Ce qui se passe ? Pour un sunnite, le shi’isme et surtout l’ismaélisme ne sont pas l’Islam. J’ai même entendu des réflexions qui faisaient des représentants de ces courants des personnes moins considérées et considérables qu’un chrétien voire même qu’un juif ! Pour les tenants de la majorité, ils ne sont pas de vrais musulmans, ce que dans le Coran on nomme des hypocrites : des « Canada Dry » de l’Islam en quelque sorte, qui se trompent, comme autrefois les protestants et autres huguenots avaient mis les pieds sur une fausse voie. Je suis entrain d’étudier avec les élèves de 4e les dragonnades de Louis XIV après la révocation de l’Edit de Nantes en 1685 : à mon avis on n’est pas très éloigné de ces considérations plus politiques que spirituelles dans l’Islam d’aujourd’hui.
Ce qui est dommage (pour moi !) c’est que je m’intéresse beaucoup plus à ces deux courants « hérétiques » qu’au sunnisme, la voie de la Loi coranique, la shariat, qui m’ennuie passablement. Par contre, dans l’ismaélisme surtout, je retrouve avec plaisirs les thèmes philosophiques et métaphysiques que j’affectione particulièrement. L’ismaélisme est un courant ésotérique, c’est-à-dire réservé à des initiés, sans que cette dénomination ait quoique ce soit de discriminant, tandis que le sunnisme est parfaitement exotérique, c’est-à-dire basé principalement sur l’interprétation quotidienne d’une Loi qui ressemble fort à la Loi mosaïque du judaïsme. Je n’ai pas besoin qu’un Livre ou encore moins qu’un être humain, dont la condition est la même que la mienne, prêtre, rabbin ou mollah, pour me dire comment je dois me comporter dans la vie de tous les jours, ce que je dois faire ou ne pas faire. Par contre, mon libre-arbitre me permet avec délectation d’essayer de comprendre les mystères de ce monde-ci et de ma condition humaine, fragile, désespérée et mortelle.

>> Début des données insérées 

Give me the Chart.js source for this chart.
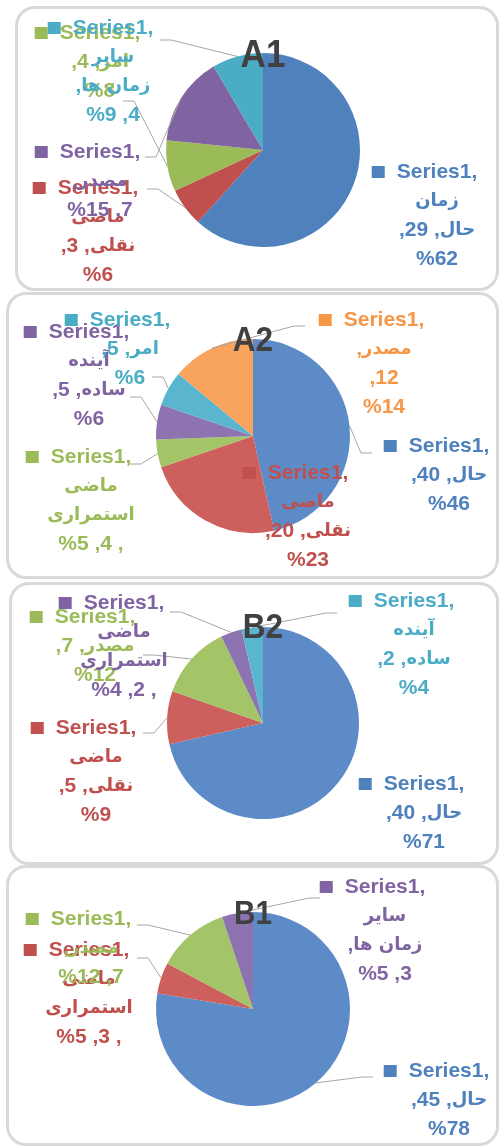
<html><head>
<meta charset="UTF-8">
<title>A1 / A2 / B2 / B1 pie charts</title>
<style>
  body {
    margin: 0;
    background: #ffffff;
    width: 499px;
    height: 1146px;
    position: relative;
    overflow: hidden;
  }
  .panel {
    position: absolute;
    box-sizing: border-box;
    border: 3px solid #d9d9d9;
    border-radius: 20px;
  }
  canvas {
    position: absolute;
    left: 0;
  }
</style>
<script src="https://cdn.jsdelivr.net/npm/chart.js"></script>
</head>
<body>
<script>
const C = {
  blue: '#4f81bd', red: '#c0504d', green: '#9bbb59',
  purple: '#8064a2', cyan: '#4bacc6', orange: '#f79646'
};
// slightly washed slice colours for the lower three charts
const L = {
  blue: '#5d8bc8', red: '#cd5f5c', green: '#a3c567',
  purple: '#8d74b0', cyan: '#5ab6cf', orange: '#f8a35e'
};

// box = rounded frame, cx/cy/r = where the pie sits, tags = data labels
// (label offsets are relative to the pie centre, like Excel's manual label positions)
// label lines are written in display order, Persian words kept in reading order
const panels = [
  {
    title: 'A1', titleSize: 39, titleDy: -97,
    box: [15, 6, 484, 285], cx: 263, cy: 150, r: 97,
    cats: ['زمان حال', 'ماضی نقلی', 'امر', 'مصدر', 'سایر زمان ها'],
    values: [29, 3, 4, 7, 4],
    keys: ['blue', 'red', 'green', 'purple', 'cyan'], pal: C,
    tags: [
      {dx: 174, dy: 22, lines: ['Series1,', 'زمان', ',29 ,حال', '%62'], lead: null},
      {dx: -165, dy: 38, lines: ['Series1,', 'ماضی', ',3 ,نقلی', '%6'], lead: [-116, 39]},
      {dx: -163, dy: -117, lines: ['Series1,', ',4 ,امر', '%8'], lead: [-140, -49]},
      {dx: -163, dy: 2, lines: ['Series1,', ',مصدر', '%15 ,7'], lead: [-118, 7]},
      {dx: -150, dy: -122, lines: ['Series1,', 'سایر', ',زمان ها', '%9 ,4'], lead: [-103, -110]}
    ]
  },
  {
    title: 'A2', titleSize: 35, titleDy: -98,
    box: [6, 292, 493, 287], cx: 253, cy: 436, r: 97,
    cats: ['حال', 'ماضی نقلی', 'ماضی استمراری', 'آینده ساده', 'امر', 'مصدر'],
    values: [40, 20, 4, 5, 5, 12],
    keys: ['blue', 'red', 'green', 'purple', 'cyan', 'orange'], pal: L,
    tags: [
      {dx: 196, dy: 10, lines: ['Series1,', ',40 ,حال', '%46'], lead: [119, 17]},
      {dx: 55, dy: 37, lines: ['Series1,', 'ماضی', ',20 ,نقلی', '%23'], lead: null},
      {dx: -162, dy: 21, lines: ['Series1,', 'ماضی', 'استمراری', '%5 ,4 ,'], lead: [-123, 28]},
      {dx: -164, dy: -104, lines: ['Series1,', 'آینده', ',5 ,ساده', '%6'], lead: [-123, -39]},
      {dx: -123, dy: -116, lines: ['Series1,', ',5 ,امر', '%6'], lead: [-101, -59]},
      {dx: 131, dy: -116, lines: ['Series1,', ',مصدر', ',12', '%14'], lead: [52, -110]}
    ]
  },
  {
    title: 'B2', titleSize: 35, titleDy: -98,
    box: [9, 582, 490, 283], cx: 263, cy: 723, r: 96,
    cats: ['حال', 'ماضی نقلی', 'مصدر', 'ماضی استمراری', 'آینده ساده'],
    values: [40, 5, 7, 2, 2],
    keys: ['blue', 'red', 'green', 'purple', 'cyan'], pal: L,
    tags: [
      {dx: 161, dy: 61, lines: ['Series1,', ',40 ,حال', '%71'], lead: null},
      {dx: -167, dy: 5, lines: ['Series1,', 'ماضی', ',5 ,نقلی', '%9'], lead: [-120, 10]},
      {dx: -168, dy: -106, lines: ['Series1,', ',7 ,مصدر', '%12'], lead: [-120, -68]},
      {dx: -139, dy: -120, lines: ['Series1,', 'ماضی', 'استمراری', '%4 ,2 ,'], lead: [-93, -111]},
      {dx: 151, dy: -122, lines: ['Series1,', 'آینده', ',2 ,ساده', '%4'], lead: [74, -110]}
    ]
  },
  {
    title: 'B1', titleSize: 33, titleDy: -97,
    box: [6, 865, 493, 281], cx: 253, cy: 1009, r: 97,
    cats: ['حال', 'ماضی استمراری', 'مصدر', 'سایر زمان ها'],
    values: [45, 3, 7, 3],
    keys: ['blue', 'red', 'green', 'purple'], pal: L,
    tags: [
      {dx: 196, dy: 62, lines: ['Series1,', ',45 ,حال', '%78'], lead: [120, 68]},
      {dx: -164, dy: -59, lines: ['Series1,', 'ماضی', 'استمراری', '%5 ,3 ,'], lead: [-116, -51]},
      {dx: -162, dy: -90, lines: ['Series1,', ',مصدر', '%12 ,7'], lead: [-116, -84]},
      {dx: 132, dy: -122, lines: ['Series1,', 'سایر', ',زمان ها', '%5 ,3'], lead: [67, -111]}
    ]
  }
];

const LINE_H = 29;
const AR_FONT = 'bold 18px "DejaVu Sans", sans-serif';
const LAT_FONT = 'bold 21px "Liberation Sans", Arial, sans-serif';
const RUNS = /[\u0600-\u06FF]+(?: [\u0600-\u06FF]+)*|[^\u0600-\u06FF]+/g;

// draws one label line run by run, centred on x; returns its width
function drawLine(ctx, text, x, y) {
  const runs = text.match(RUNS).map(s => {
    const ar = /[\u0600-\u06FF]/.test(s);
    ctx.font = ar ? AR_FONT : LAT_FONT;
    return {s, ar, w: ctx.measureText(s).width};
  });
  const total = runs.reduce((a, r) => a + r.w, 0);
  let px = x - total / 2;
  runs.forEach(r => {
    ctx.font = r.ar ? AR_FONT : LAT_FONT;
    ctx.fillText(r.s, px, y);
    px += r.w;
  });
  return total;
}

const sliceLabels = {
  id: 'sliceLabels',
  afterDatasetsDraw(chart, args, opts) {
    const p = opts.panel;
    const ctx = chart.ctx;
    const arcs = chart.getDatasetMeta(0).data;
    const cx = arcs[0].x, cy = arcs[0].y;
    ctx.save();

    // leader lines: short horizontal stub, then to the middle of the slice edge
    ctx.strokeStyle = '#a6a6a6';
    ctx.lineWidth = 1;
    p.tags.forEach((t, i) => {
      if (!t.lead) return;
      const a = arcs[i];
      const mid = (a.startAngle + a.endAngle) / 2;
      const ex = a.x + Math.cos(mid) * a.outerRadius;
      const ey = a.y + Math.sin(mid) * a.outerRadius;
      const sx = cx + t.lead[0], sy = cy + t.lead[1];
      const kx = sx + (ex > sx ? 11 : -11);
      ctx.beginPath();
      ctx.moveTo(sx, sy);
      ctx.lineTo(kx, sy);
      ctx.lineTo(ex, ey);
      ctx.stroke();
    });

    // data labels
    ctx.textAlign = 'left';
    ctx.textBaseline = 'middle';
    ctx.direction = 'ltr';
    p.tags.forEach((t, i) => {
      const x = cx + t.dx, y0 = cy + t.dy;
      ctx.fillStyle = C[p.keys[i]];
      t.lines.forEach((line, k) => {
        const w = drawLine(ctx, line, x, y0 + k * LINE_H);
        if (k === 0) ctx.fillRect(x - w / 2 - 25, y0 - 6, 13, 12);
      });
    });

    // chart title sits on the top of the pie
    ctx.fillStyle = '#404040';
    ctx.font = 'bold ' + p.titleSize + 'px "Liberation Sans", Arial, sans-serif';
    ctx.textAlign = 'center';
    ctx.textBaseline = 'alphabetic';
    ctx.translate(cx, cy + p.titleDy + p.titleSize * 0.358);
    ctx.scale(0.9, 1);
    ctx.fillText(p.title, 0, 0);
    ctx.restore();
  }
};

panels.forEach(p => {
  const [bx, by, bw, bh] = p.box;
  const frame = document.createElement('div');
  frame.className = 'panel';
  frame.style.left = bx + 'px';
  frame.style.top = by + 'px';
  frame.style.width = bw + 'px';
  frame.style.height = bh + 'px';
  document.body.appendChild(frame);

  const canvas = document.createElement('canvas');
  canvas.width = 499;
  canvas.height = bh;
  canvas.style.top = by + 'px';
  document.body.appendChild(canvas);

  const cyLocal = p.cy - by;
  new Chart(canvas.getContext('2d'), {
    type: 'pie',
    data: {
      labels: p.cats,
      datasets: [{
        data: p.values,
        backgroundColor: p.keys.map(k => p.pal[k]),
        borderWidth: 0
      }]
    },
    options: {
      responsive: false,
      animation: false,
      devicePixelRatio: 1,
      layout: {
        padding: {
          left: p.cx - p.r,
          right: 499 - p.cx - p.r,
          top: cyLocal - p.r,
          bottom: bh - cyLocal - p.r
        }
      },
      plugins: {
        legend: { display: false },
        tooltip: { enabled: false },
        sliceLabels: { panel: p }
      }
    },
    plugins: [sliceLabels]
  });
});
</script>
</body></html>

Ainsi, à mon sens, il existe deux façons d’appréhender la quête spirituelle. D’un côté la philosophie-métaphysique et toutes les formes de Gnose (mot grec signifiant Connaissance) dont certains courants chrétien, juif, musulman mais également le bouddhisme et l’hindouisme font partie ; de l’autre la religion (religare, qui relie…les hommes entre eux ou les hommes avec le sacre ?). La philosophie est une science comme les mathématiques. Ces dernières proposent, à ceux qui en connaissent les arcanes, un langage pour décrypter l’univers ; la philosophie est aussi un langage, peut-être moins clair car lié aux langues humaines, le langage des concepts. Derrière chaque mot en grec, en latin, en arabe ou en hébreux, comme Logos, se déroule dans l’esprit du philosophe tout un monde d’idée, comme chaque signe pour le mathématicien. La religion, comme je l’ai vu tant au Tibet que dans les Églises de mon enfance en Lorraine ou les mosquées du Pakistan, est une suite de rituels qui encadrent la vie quotidienne du profane. Pour moi c’est totalement insuffisant ! Mais je comprend et respecte le fait que pour une majorité, c’est la base de leur vie. Ce que je voudrais (mais là, je fait des rêves doux) c’est que cette majorité de croyants acceptent ma vision (qui n’est pas seulement la mienne mais de beaucoup d’autres…… et par bonheur j’en connaît certains 🙂 ) qui est de ne pas être toujours courbée vers le sol mais plutôt les yeux sur un livre ! Et il est exactement là le fossé qui sépare les sunnites des shi’ites et des ismaéliens.